I’ve noticed recently that the number of bits available in an ADC is slowly creeping up. That makes me excited… until I look at the system accuracy. How do you tell what you are actually reading with an integrated ADC? You measure the internal voltage reference (IVR) usually. Then you do some math to figure out what your rails are. For single-ended measurements, this is usually ground and VCC. So, what good is 12 bits of ADC accuracy if we only have six bits of accuracy with the IVR? Yes, you heard me right, only six bits. If you have an IVR with +/- 3 % accuracy, that ends up being about 6 bits of accuracy. I’ll walk you through it.

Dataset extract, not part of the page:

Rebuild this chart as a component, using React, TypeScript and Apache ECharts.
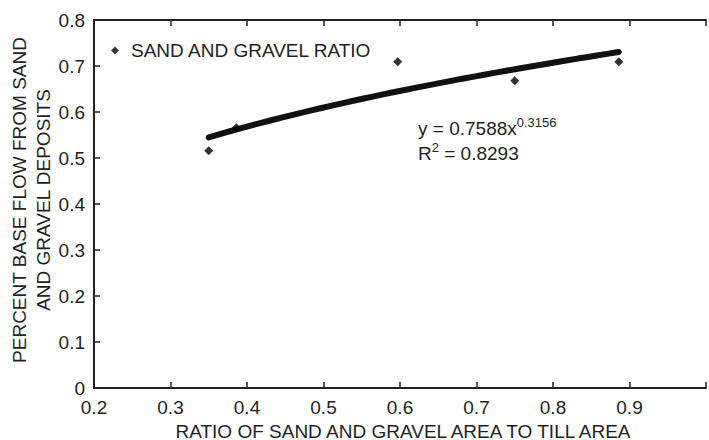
import React, { useEffect, useRef } from "react";
import * as echarts from "echarts";

const ratioX = [0.35, 0.386, 0.597, 0.75, 0.886];
const baseFlowY = [0.516, 0.566, 0.709, 0.668, 0.709];
const xTicks = [0.2, 1.0, 0.1];
const yTicks = [0, 0.8, 0.1];
const TREND_COEF = 0.7588;
const TREND_EXP = 0.3156;
const R2 = 0.8293;
const seriesName = "SAND AND GRAVEL RATIO";
const xTitle = "RATIO OF SAND AND GRAVEL AREA TO TILL AREA";
const yTitle = ["PERCENT BASE FLOW FROM SAND", "AND GRAVEL DEPOSITS"];

const INK = "#231f20";
const FONT = "'Liberation Sans', Arial, sans-serif";
const FS = 19;

export default function App() {
  const ref = useRef<HTMLDivElement>(null);
  useEffect(() => {
    document.body.style.margin = "0";
    const chart = echarts.init(ref.current!, null, { renderer: "svg" });
    const points = ratioX.map((x, i) => [x, baseFlowY[i]]);
    const xMin = Math.min(...ratioX);
    const xMax = Math.max(...ratioX);
    const trend: number[][] = [];
    const steps = 40;
    for (let i = 0; i <= steps; i++) {
      const x = xMin + ((xMax - xMin) * i) / steps;
      trend.push([x, TREND_COEF * Math.pow(x, TREND_EXP)]);
    }
    chart.setOption({
      animation: false,
      backgroundColor: "#ffffff",
      textStyle: { fontFamily: FONT, color: INK },
      grid: { left: 94, right: -9, top: 20, bottom: 52, containLabel: false },
      legend: {
        data: [{ name: seriesName, icon: "diamond" }],
        left: 106,
        top: 36,
        itemWidth: 8,
        itemHeight: 8,
        textStyle: { fontSize: FS, color: INK, fontFamily: FONT, padding: [0, 0, 0, 7] },
        selectedMode: false,
      },
      xAxis: [
        {
          type: "value",
          position: "bottom",
          min: xTicks[0],
          max: xTicks[1],
          interval: xTicks[2],
          axisLine: { show: true, lineStyle: { color: INK, width: 2 } },
          axisTick: { show: true, inside: true, length: 6, lineStyle: { color: INK, width: 1.5 } },
          axisLabel: {
            fontSize: FS,
            color: INK,
            fontFamily: FONT,
            margin: 10,
            formatter: (v: number) => (v >= 0.99 ? "" : v.toFixed(1)),
          },
          splitLine: { show: false },
        },
        {
          type: "value",
          position: "top",
          min: xTicks[0],
          max: xTicks[1],
          interval: xTicks[2],
          axisLine: { show: true, onZero: false, lineStyle: { color: INK, width: 2 } },
          axisTick: { show: true, inside: true, length: 6, lineStyle: { color: INK, width: 1.5 } },
          axisLabel: { show: false },
          splitLine: { show: false },
        },
      ],
      yAxis: {
        type: "value",
        min: yTicks[0],
        max: yTicks[1],
        interval: yTicks[2],
        axisLine: { show: true, lineStyle: { color: INK, width: 2 } },
        axisTick: { show: true, inside: true, length: 6, lineStyle: { color: INK, width: 1.5 } },
        axisLabel: {
          fontSize: FS,
          color: INK,
          fontFamily: FONT,
          margin: 9,
          formatter: (v: number) => (v === 0 ? "0" : v.toFixed(1)),
        },
        splitLine: { show: false },
      },
      series: [
        {
          name: "trend",
          type: "line",
          data: trend,
          showSymbol: false,
          symbol: "none",
          lineStyle: { color: "#111111", width: 6, cap: "round" },
          z: 2,
        },
        {
          name: seriesName,
          type: "scatter",
          data: points,
          symbol: "diamond",
          symbolSize: 9,
          itemStyle: { color: "#000000" },
          z: 3,
        },
      ],
      graphic: [
        {
          type: "text",
          left: 418,
          top: 116,
          style: {
            text: `{m|y = ${TREND_COEF}x}{s|${TREND_EXP}}\n{m|R}{s|2}{m| = ${R2}}`,
            fill: INK,
            rich: {
              m: { fontSize: FS, lineHeight: 25, fontFamily: FONT, fill: INK },
              s: { fontSize: 13, lineHeight: 25, fontFamily: FONT, fill: INK, padding: [0, 0, 12, 0] },
            },
          },
        },
        {
          type: "text",
          x: 403,
          y: 431,
          style: {
            text: xTitle,
            fontSize: FS,
            fontFamily: FONT,
            fill: INK,
            align: "center",
            verticalAlign: "middle",
          },
        },
        {
          type: "text",
          x: 19,
          y: 200,
          rotation: Math.PI / 2,
          style: {
            text: yTitle[0],
            fontSize: FS,
            fontFamily: FONT,
            fill: INK,
            align: "center",
            verticalAlign: "middle",
          },
        },
        {
          type: "text",
          x: 43,
          y: 200,
          rotation: Math.PI / 2,
          style: {
            text: yTitle[1],
            fontSize: FS,
            fontFamily: FONT,
            fill: INK,
            align: "center",
            verticalAlign: "middle",
          },
        },
      ],
    });
    return () => chart.dispose();
  }, []);
  return <div ref={ref} style={{ position: "absolute", left: 0, top: 0, width: 709, height: 440 }} />;
}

Let’s say we have a 1.0 V IVR with a +/- 3% tolerance. That means that it could be anywhere between 0.97 to 1.03 V, for a total range of 0.06 volts. To find how many bits of resolution that gives us, we say 0.06 V >= VREF+/2^{n} where n= number of bits of resolution and VREF- = GND. If we have VREF+ = 3.3 V, that gives us n = -log_{2}(0.06/3.3) = 5.78 bits. Working this backwards to verify we see that for six bits of resolution, the LSB is 3.3 V / 2^{6} = 0.052 V, which is less than our margin of error. So, we have slightly less than six bits of absolute accuracy.

If you are using your ADC monitoring absolute voltage, any bits after six are waisted, just giving you a false sense of accuracy. This can be dangerous when we optimize an algorithm for a particular device. We may assume that the level of precision we have is also the level of accuracy we have. This will bite us later when the lot-to-lot or device-to-device deviations in manufacturing suddenly move the IVR by 30 mV when we designed our algorithm for 12-bits of precision (which equates to 0.8 mV with a 3.3 V VREF+).

If you need more absolute accuracy, you can get an external precision voltage reference to connect to VREF+. Depending on your application you may be able to depend on the stability of VCC and assume what it is. When you are running of a battery and VCC can change, that is not an option. Now you know.